Source: Can Coding Agents Reproduce Findings in Computational Materials Science?

              03 / 03
            

The best AI assistant fails one in three real office tasks

Thirteen of the most capable AI models available today were asked to do real office work — and none of them cleared 70%.

There is a version of the AI-assistant pitch that goes like this: describe a task, the AI handles it across your software tools, you go back to thinking. Scheduling is done. The HR form is filed. The data synced. That pitch is now being tested with actual software and actual tasks — and the results are sobering. Claw-Eval-Live was built by tracking what workflows real people most want automated — the top 500 skills requested on a platform called ClawHub. From that signal, researchers assembled 105 concrete tasks: scheduling meetings across systems, managing HR approvals, syncing data between different business tools, and so on. They then connected 18 real software services in a controlled sandbox and ran 13 of the best currently available AI models through each task. The top-scoring model cleared 66.7% of tasks. No model reached 70%. The hardest categories were HR workflows, management tasks, and anything requiring coordination across multiple systems at once. One finding worth sitting with: two models could score identically on overall pass rate while looking completely different in how thoroughly they finished each task — one scraping past the finish line, the other genuinely completing the job. WHY IT MATTERS: Business process automation is one of the highest-stakes near-term applications of AI agents. If the best available systems fail a third of the time on a benchmark drawn from real demand, that gap needs to be closed before organizations can depend on these tools. THE CATCH: 105 tasks from one platform's user base is a specific slice of all possible office work. And a binary pass/fail score hides a lot of texture. But a ceiling of 66.7% among today's frontier models is a concrete data point, not an opinion.

Glossary

frontier model — The most capable AI language models currently publicly available, from companies like OpenAI, Anthropic, and Google.
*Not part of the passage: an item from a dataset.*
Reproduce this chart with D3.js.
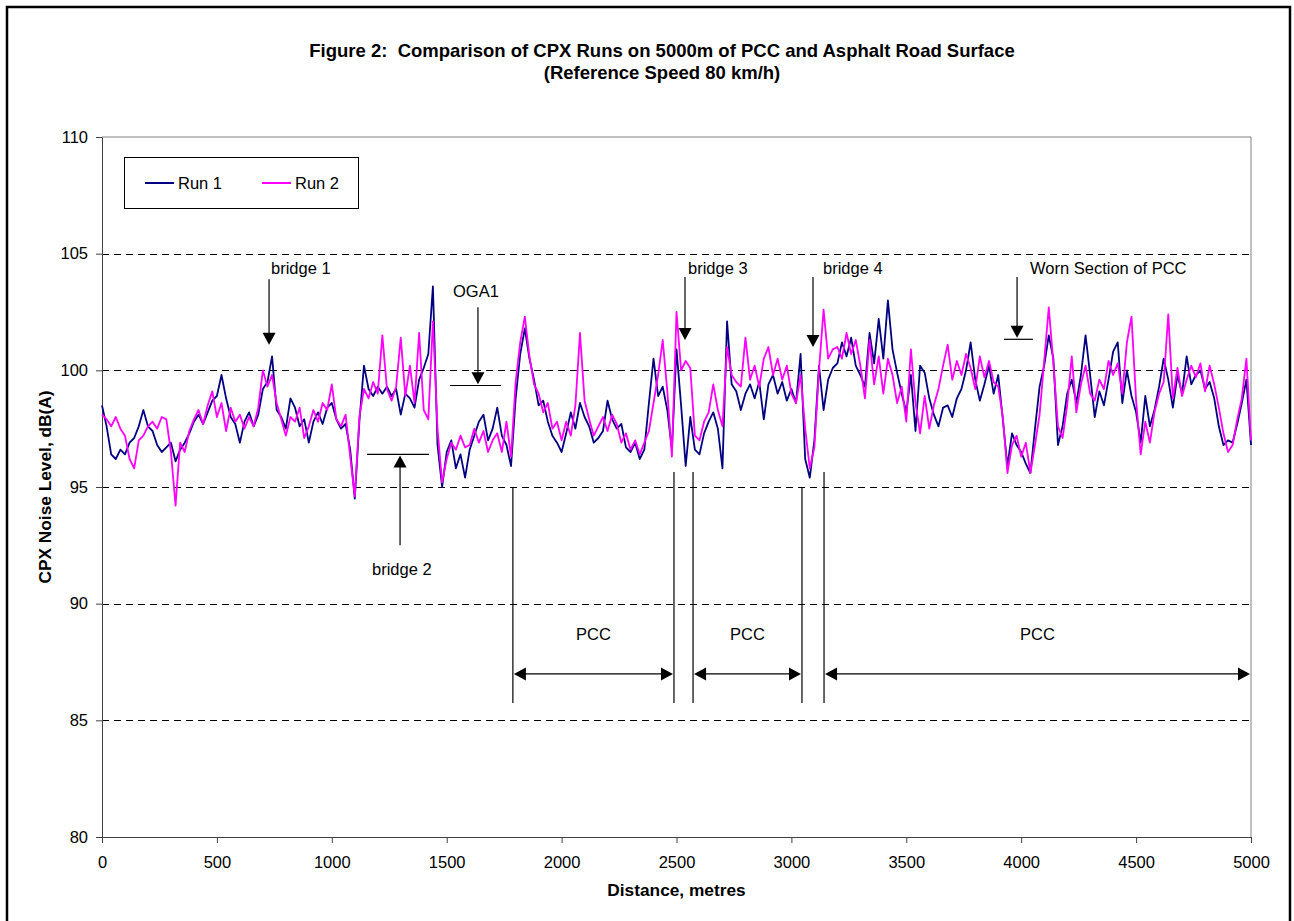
<!DOCTYPE html>
<html>
<head>
<meta charset="utf-8">
<script src="https://cdn.jsdelivr.net/npm/d3@7"></script>
<style>
  body { margin: 0; background: #fff; }
  svg { font-family: "Liberation Sans", Arial, sans-serif; }
</style>
</head>
<body>
<svg id="chart"></svg>
<script>
// sampling step along the road, metres
const stepMetres = 20;

// CPX noise level, dB(A), one value every 20 m from 0 to 5000 m
const run1 = [
  98.5, 97.6, 96.4, 96.2, 96.6, 96.4, 96.9, 97.1, 97.6, 98.3,
  97.6, 97.4, 96.8, 96.5, 96.7, 96.9, 96.1, 96.6, 96.9, 97.3,
  97.8, 98.1, 97.7, 98.2, 98.7, 98.9, 99.8, 98.8, 98.0, 97.7,
  96.9, 97.8, 98.2, 97.6, 98.1, 99.2, 99.5, 100.6, 98.3, 98.0,
  97.5, 98.8, 98.4, 97.6, 97.9, 96.9, 97.8, 98.2, 97.7, 98.4,
  98.6, 97.9, 97.5, 97.7, 96.6, 94.5, 97.8, 100.2, 99.2, 98.9,
  99.3, 99.0, 99.3, 98.9, 99.2, 98.1, 99.0, 98.8, 98.4, 99.6,
  100.1, 100.7, 103.6, 96.8, 95.0, 96.5, 97.0, 95.8, 96.4, 95.4,
  96.6, 97.2, 97.8, 98.1, 97.0, 97.5, 98.4, 97.2, 96.8, 95.9,
  98.8, 100.7, 101.8, 100.5, 99.6, 98.5, 98.7, 97.8, 97.2, 96.9,
  96.5, 97.3, 98.2, 97.5, 98.6, 98.0, 97.6, 96.9, 97.1, 97.4,
  98.7, 97.9, 97.5, 97.7, 96.7, 96.5, 96.9, 96.2, 96.6, 98.6,
  100.5, 98.9, 99.3, 98.3, 96.6, 100.9, 98.5, 95.9, 98.0, 96.6,
  96.4, 97.3, 97.8, 98.2, 97.5, 95.8, 102.1, 99.4, 99.1, 98.3,
  99.0, 99.4, 98.8, 99.5, 97.9, 99.4, 99.8, 99.0, 99.5, 98.7,
  99.2, 98.6, 100.7, 96.2, 95.4, 97.0, 100.2, 98.3, 99.6, 100.1,
  100.3, 101.2, 100.6, 101.4, 100.2, 99.8, 99.3, 101.6, 100.3, 102.2,
  100.5, 103.0, 100.9, 99.9, 99.0, 98.2, 99.8, 97.4, 100.2, 99.9,
  98.8, 98.1, 97.6, 98.4, 98.5, 98.0, 98.8, 99.2, 100.0, 101.2,
  99.6, 98.7, 99.4, 100.2, 99.0, 99.8, 97.9, 95.9, 97.3, 96.8,
  96.5, 96.0, 95.6, 97.5, 99.3, 100.2, 101.5, 100.5, 96.8, 97.6,
  99.0, 99.6, 98.6, 99.8, 101.5, 99.8, 98.0, 99.1, 98.5, 99.6,
  100.8, 101.2, 98.6, 100.0, 98.9, 98.2, 96.9, 98.9, 97.6, 98.3,
  99.3, 100.5, 99.6, 98.4, 99.8, 99.0, 100.6, 99.4, 99.8, 100.0,
  99.2, 99.5, 98.8, 97.6, 96.8, 97.0, 96.9, 97.7, 98.6, 99.6,
  96.8
];

const run2 = [
  98.1, 97.9, 97.6, 98.0, 97.5, 97.2, 96.2, 95.8, 97.0, 97.2,
  97.6, 97.8, 97.5, 98.0, 97.9, 96.5, 94.2, 96.9, 96.5, 97.4,
  97.9, 98.3, 97.7, 98.5, 99.1, 98.0, 98.6, 97.4, 98.4, 97.8,
  98.1, 97.5, 98.0, 97.6, 98.4, 100.0, 99.3, 99.8, 98.6, 97.9,
  97.2, 98.0, 97.8, 98.4, 97.1, 97.6, 98.3, 97.8, 98.6, 98.3,
  99.4, 97.9, 97.6, 98.1, 96.3, 94.6, 98.0, 99.2, 98.8, 99.5,
  99.0, 101.5, 99.2, 98.7, 99.3, 101.4, 98.9, 100.2, 98.6, 101.6,
  98.3, 97.9, 102.1, 97.5, 95.2, 96.2, 96.9, 96.6, 97.2, 96.7,
  96.8, 97.5, 96.9, 97.4, 96.5, 97.0, 97.3, 96.5, 97.8, 96.3,
  99.5, 101.2, 102.3, 100.6, 99.4, 99.0, 98.2, 98.6, 97.5, 97.8,
  97.0, 97.8, 97.2, 98.5, 101.6, 98.7, 97.9, 97.2, 97.6, 98.0,
  97.4, 98.1, 97.7, 96.9, 97.3, 96.6, 97.0, 96.4, 96.9, 97.4,
  98.6, 99.8, 101.3, 99.1, 96.3, 102.5, 100.0, 100.4, 100.1, 97.2,
  97.0, 97.8, 98.2, 99.4, 98.3, 97.6, 101.0, 99.8, 99.5, 99.3,
  101.4, 99.6, 100.2, 99.3, 100.5, 101.0, 99.8, 100.5, 99.6, 100.2,
  99.0, 98.6, 99.8, 97.5, 95.8, 96.7, 100.0, 102.6, 100.5, 100.9,
  101.0, 100.5, 101.6, 100.7, 101.3, 100.2, 98.8, 101.3, 99.4, 100.6,
  99.0, 100.5, 99.8, 98.6, 99.3, 97.8, 100.9, 98.6, 97.3, 98.9,
  97.5, 98.5, 99.2, 100.2, 101.1, 99.6, 100.4, 99.8, 100.7, 100.1,
  99.2, 100.6, 99.7, 100.4, 99.5, 99.3, 98.0, 95.6, 96.8, 97.2,
  96.3, 96.9, 95.6, 96.8, 98.1, 100.4, 102.7, 100.3, 97.6, 97.1,
  98.5, 100.6, 98.2, 99.4, 100.2, 99.0, 98.7, 99.6, 99.2, 100.4,
  99.8, 100.3, 99.0, 101.2, 102.3, 98.7, 96.4, 97.8, 96.9, 98.2,
  99.0, 99.5, 102.4, 98.8, 100.1, 98.9, 99.6, 100.2, 99.7, 100.3,
  99.1, 100.2, 99.4, 98.4, 97.3, 96.5, 96.8, 97.9, 98.8, 100.5,
  97.0
];

const seriesNames = ['Run 1', 'Run 2'];
const seriesColors = ['#000080', '#ff00ff'];

const yTicks = [80, 85, 90, 95, 100, 105, 110];
const xTicks = [0, 500, 1000, 1500, 2000, 2500, 3000, 3500, 4000, 4500, 5000];
const gridValues = [85, 90, 95, 100, 105];

// annotations in data units: [distance, dB]
const pointerArrows = [
  { label: 'bridge 1', from: [727, 103.9], to: [727, 101.1] },
  { label: 'OGA1', from: [1636, 102.7], to: [1636, 99.4] },
  { label: 'bridge 3', from: [2537, 104.0], to: [2537, 101.3] },
  { label: 'bridge 4', from: [3094, 104.0], to: [3094, 101.0] },
  { label: 'Worn Section of PCC', from: [3982, 104.0], to: [3982, 101.4] },
  { label: 'bridge 2', from: [1297, 92.5], to: [1297, 96.35] }
];
const markerBars = [
  { x1: 1514, x2: 1736, y: 99.35 },
  { x1: 1153, x2: 1423, y: 96.4 },
  { x1: 3925, x2: 4051, y: 101.33 }
];
const sectionLines = [
  { x: 1788, top: 94.96 },
  { x: 2489, top: 95.64 },
  { x: 2572, top: 95.64 },
  { x: 3046, top: 94.96 },
  { x: 3142, top: 95.64 }
];
const sectionBottom = 85.74;
const pccSpans = [[1788, 2489], [2572, 3046], [3142, 5000]];
const spanLevel = 86.99;
const spanLabelLevel = 88.7;

const config = {
  width: 1294,
  height: 921,
  margin: { top: 137, right: 43, bottom: 84, left: 102 }
};

const svg = d3.select('#chart')
    .attr('width', config.width)
    .attr('height', config.height);

const innerW = config.width - config.margin.left - config.margin.right;
const innerH = config.height - config.margin.top - config.margin.bottom;

// outer frame of the figure
svg.append('rect')
    .attr('x', 7).attr('y', 7)
    .attr('width', 1283).attr('height', 940)
    .attr('fill', 'none')
    .attr('stroke', '#000')
    .attr('stroke-width', 2.5);

const x = d3.scaleLinear().domain([0, 5000]).range([0, innerW]);
const y = d3.scaleLinear().domain([80, 110]).range([innerH, 0]);

const chart = svg.append('g')
    .attr('transform', `translate(${config.margin.left},${config.margin.top})`);

// titles
svg.append('text')
    .attr('x', 662).attr('y', 57)
    .attr('text-anchor', 'middle')
    .style('white-space', 'pre')
    .style('font-weight', 'bold').style('font-size', '18.5px')
    .text('Figure 2:  Comparison of CPX Runs on 5000m of PCC and Asphalt Road Surface');
svg.append('text')
    .attr('x', 662).attr('y', 79)
    .attr('text-anchor', 'middle')
    .style('font-weight', 'bold').style('font-size', '18.5px')
    .text('(Reference Speed 80 km/h)');

// plot area border (top and right)
chart.append('path')
    .attr('d', `M0,0H${innerW}V${innerH}`)
    .attr('fill', 'none')
    .attr('stroke', '#808080')
    .attr('stroke-width', 1);

// dashed gridlines
chart.selectAll('.grid')
    .data(gridValues)
    .join('line')
    .attr('class', 'grid')
    .attr('x1', 0).attr('x2', innerW)
    .attr('y1', d => Math.round(y(d)) + 0.5)
    .attr('y2', d => Math.round(y(d)) + 0.5)
    .attr('stroke', '#000')
    .attr('stroke-dasharray', '7,5');

// axes
const yAxis = chart.append('g')
    .call(d3.axisLeft(y).tickValues(yTicks).tickSize(6).tickSizeOuter(0).tickPadding(8));
const xAxis = chart.append('g')
    .attr('transform', `translate(0,${innerH})`)
    .call(d3.axisBottom(x).tickValues(xTicks).tickFormat(d3.format('d'))
      .tickSize(6).tickSizeOuter(0).tickPadding(13));

[yAxis, xAxis].forEach(ax => {
  ax.select('.domain').attr('stroke', '#404040');
  ax.selectAll('.tick line').attr('stroke', '#404040');
  ax.selectAll('.tick text')
      .attr('fill', '#000')
      .style('font-size', '16.5px')
      .style('font-family', '"Liberation Sans", Arial, sans-serif');
});

svg.append('text')
    .attr('transform', `translate(51,${config.margin.top + innerH / 2}) rotate(-90)`)
    .attr('text-anchor', 'middle')
    .style('font-weight', 'bold').style('font-size', '17.3px')
    .text('CPX Noise Level, dB(A)');
svg.append('text')
    .attr('x', config.margin.left + innerW / 2).attr('y', 896)
    .attr('text-anchor', 'middle')
    .style('font-weight', 'bold').style('font-size', '17.3px')
    .text('Distance, metres');

// series
const line = d3.line()
    .x((d, i) => x(i * stepMetres))
    .y(d => y(d));

chart.selectAll('.series')
    .data([run1, run2])
    .join('path')
    .attr('class', 'series')
    .attr('d', line)
    .attr('fill', 'none')
    .attr('stroke', (d, i) => seriesColors[i])
    .attr('stroke-width', 1.8)
    .attr('stroke-linejoin', 'round');

// legend
const legend = chart.append('g').attr('transform', 'translate(22,20)');
legend.append('rect')
    .attr('x', 0.5).attr('y', 0.5)
    .attr('width', 234).attr('height', 51)
    .attr('fill', '#fff')
    .attr('stroke', '#000');
const entries = legend.selectAll('.entry')
    .data(seriesNames)
    .join('g')
    .attr('class', 'entry')
    .attr('transform', (d, i) => `translate(${21 + i * 117},26)`);
entries.append('line')
    .attr('x1', 0).attr('x2', 29)
    .attr('stroke', (d, i) => seriesColors[i])
    .attr('stroke-width', 2);
entries.append('text')
    .attr('x', 33).attr('dy', '0.35em')
    .style('font-size', '16.5px')
    .text(d => d);

// annotations
const ann = chart.append('g');

function arrowHead(g, px, py, dir) {
  // dir: 'down', 'up', 'left', 'right'
  const L = 12, W = 6.5;
  let pts;
  if (dir === 'down') pts = [[px, py], [px - W, py - L], [px + W, py - L]];
  if (dir === 'up') pts = [[px, py], [px - W, py + L], [px + W, py + L]];
  if (dir === 'left') pts = [[px, py], [px + L, py - W], [px + L, py + W]];
  if (dir === 'right') pts = [[px, py], [px - L, py - W], [px - L, py + W]];
  g.append('path').attr('d', 'M' + pts.join('L') + 'Z').attr('fill', '#000');
}

pointerArrows.forEach(a => {
  const fx = x(a.from[0]), fy = y(a.from[1]);
  const tx = x(a.to[0]), ty = y(a.to[1]);
  const dir = ty > fy ? 'down' : 'up';
  ann.append('line')
      .attr('x1', fx).attr('y1', fy)
      .attr('x2', tx).attr('y2', dir === 'down' ? ty - 8 : ty + 8)
      .attr('stroke', '#000').attr('stroke-width', 1.2);
  arrowHead(ann, tx, ty, dir);
});

markerBars.forEach(b => {
  ann.append('line')
      .attr('x1', x(b.x1)).attr('x2', x(b.x2))
      .attr('y1', y(b.y)).attr('y2', y(b.y))
      .attr('stroke', '#000').attr('stroke-width', 1.2);
});

sectionLines.forEach(s => {
  ann.append('line')
      .attr('x1', x(s.x)).attr('x2', x(s.x))
      .attr('y1', y(s.top)).attr('y2', y(sectionBottom))
      .attr('stroke', '#000').attr('stroke-width', 1.2);
});

pccSpans.forEach(([a, b]) => {
  const yy = y(spanLevel);
  ann.append('line')
      .attr('x1', x(a) + 6).attr('x2', x(b) - 6)
      .attr('y1', yy).attr('y2', yy)
      .attr('stroke', '#000').attr('stroke-width', 1.2);
  arrowHead(ann, x(a) + 1, yy, 'left');
  arrowHead(ann, x(b) - 1, yy, 'right');
  ann.append('text')
      .attr('x', (x(a) + x(b)) / 2).attr('y', y(spanLabelLevel))
      .attr('dy', '0.35em')
      .attr('text-anchor', 'middle')
      .style('font-size', '16.5px')
      .text('PCC');
});

// arrow labels
const labelPos = {
  'bridge 1': [271, 274],
  'OGA1': [453, 297],
  'bridge 3': [688, 274],
  'bridge 4': [823, 274],
  'Worn Section of PCC': [1030, 274],
  'bridge 2': [372, 575]
};
pointerArrows.forEach(a => {
  const p = labelPos[a.label];
  svg.append('text')
      .attr('x', p[0]).attr('y', p[1])
      .style('font-size', '16.5px')
      .text(a.label);
});
</script>
</body>
</html>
sandbox — A controlled, isolated environment where software runs without affecting real data or systems — like a practice kitchen where nothing you burn actually matters.

Source: Claw-Eval-Live: A Live Agent Benchmark for Evolving Real-World Workflows

The bigger picture

Here is what these three papers are collectively telling you: AI agents are genuinely capable of impressive things inside controlled conditions, and they fall apart at a consistent rate when conditions get real. The robot manipulation paper shows that better planning architectures can dramatically improve sequential task success — but only in simulation. The materials science paper shows that reading a document and correctly executing what it describes is still beyond current agents half the time. The workflow benchmark shows that even the best models today can't reliably handle the messy, multi-system, real-software environment of an actual office. The pattern is not 'AI is failing.' The pattern is: AI works well when the environment is clean, the instructions are explicit, and the feedback is immediate. It struggles when any of those three conditions breaks down. That is a precise and useful thing to know — because it tells you exactly where the next few years of work have to go.

What to watch next

The embodied AI field is heading toward benchmarks on physical robots, not simulations — watch for results from teams testing manipulation systems in real lab environments later this year. On the agent side, several companies have announced agent evaluation frameworks for enterprise workflows; whether those numbers look better or worse than 66.7% will tell us a lot. The open question I'd most want answered: do these failure rates improve linearly as models get bigger, or is there a structural barrier that bigger alone won't fix?